Ramicauls, pleurothallids, sympodial orchids
I've spent all day (literally) trying to determine, exactly, what a ramicaul is. I love pleurothallids, with Masdevallia and Dracula being my favorite genera (though the maxillariinae get an honorable mention, as do podochilaeae), so in reading about just about anything involving pleurothallidinae, you have all of these mentions of ramicauls. As far as I could ever figure, the general habit of pleurothallids was more or less like any other sympodial orchid; you have a rhizomatous structure that forms as a result of generalized meristem growth extending upward to becoming a new leaf structure and downward to form roots, and as both mature the horizontal stem hardens and lengthens. I just think of Cattleyas as the quintessential sympodial orchid; new roots only grow from areas where there are also new leaves, and the overall "success" of the new leaf (as judged by whether or not it blooms) seems to be more or less entirely dependent on the "success" of the new roots to attach the plant more firmly to its base, and also to absorb sufficient water and nutrients. The general structure of a Cattleya leaf is you have a short, vertical stem, then a pseudobulb, then the actual leaf; if the plant is happy and everything is provided for it, then a flower spike will additionally grow from the base of the leaf, at the top of the pseudobulb.
Where pleurothallids differ, primarily, is that they do not form pseudobulbs. Being primarily cloud forest plants, they have no need to accommodate for drought periods and can just "assume" constant moisture. Therefore from the rhizomatous horizontal stem, new leaves form, just like with Cattleyas and other sympodial orchids, from the ends. However, perhaps a little more obviously than the Cattleyas, the roots actually appear after some time from the vertical leaf stem; the undifferentiated area between rhizome and leaf, which is the ramicaul. Each leaf-ramicaul-root unit is, in many ways, a fully realized individual plant, which is connected to each other leaf-ramicaul-root unit via the rhizome in order to share water, nutrients, and security. And, over time, the rhizomatous part can dry up and the growing end of the branch goes off on its own as a new "clone" of the original plant.

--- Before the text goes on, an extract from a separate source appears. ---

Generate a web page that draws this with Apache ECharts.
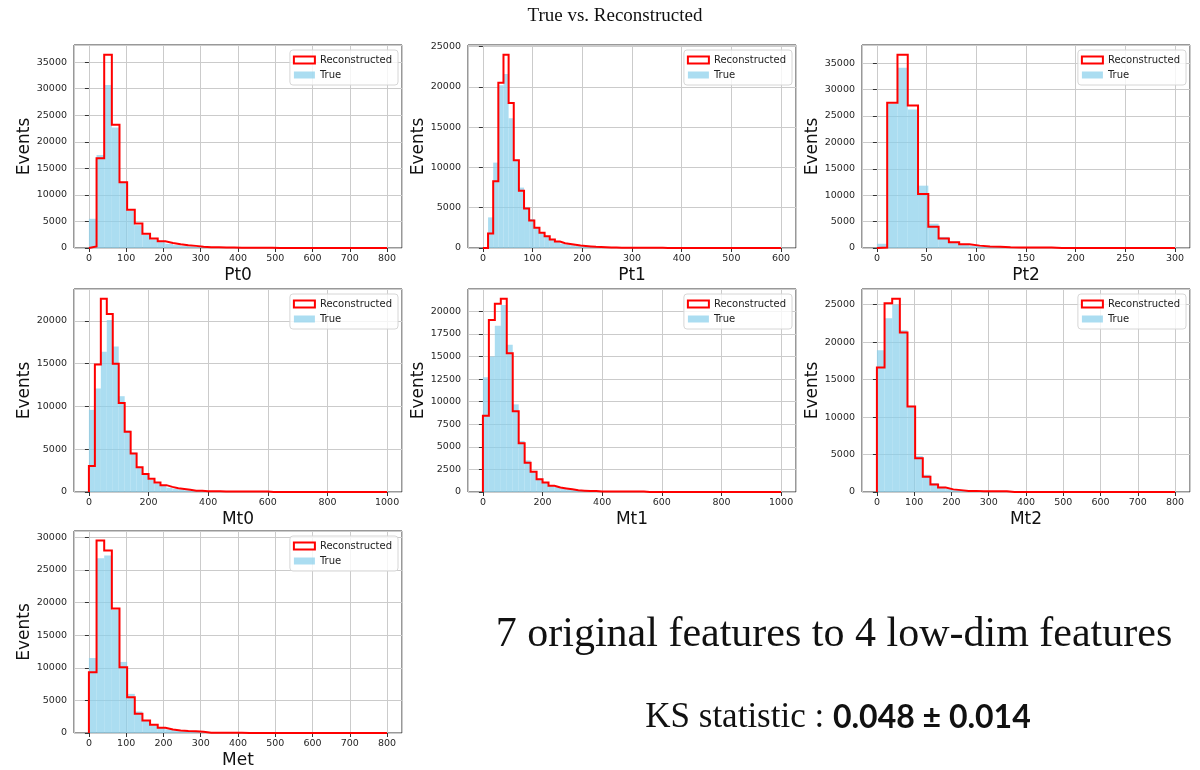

Nevertheless, the ramicaul seems to be the "business" part of a pleurothallid of any stripe. Not only does the leaf grow from one end and the roots from the other, but the flower spikes emerge from one end or the other of the ramicaul as well. With most members of Stelis, Pleurothallis, and others, the flowers come from the top of the ramicaul, seeming to emerge from the base of the leaf. With Masdevallias, Draculas, and others, the flowers emerge on comparatively long spikes that come from the base of the ramicaul and hang pendulously from the plant.
My question is this: on Cattleyas, to use them once again as an example, is the stem between the pseudobulb and the rhizome technically a ramicaul as well? At least on a Cattleya the roots grow more obviously straight from the very base of the growth, out of what becomes the rhizome. On the Dracula lotax I have, the roots grow out of several areas in the ramicaul and sometimes wrap around the rhizome, but don't appear to grow properly from it. Or is the stem on a Cattleya leaf just a stem because it does not have as much breadth of function as a pleurothallid ramicaul?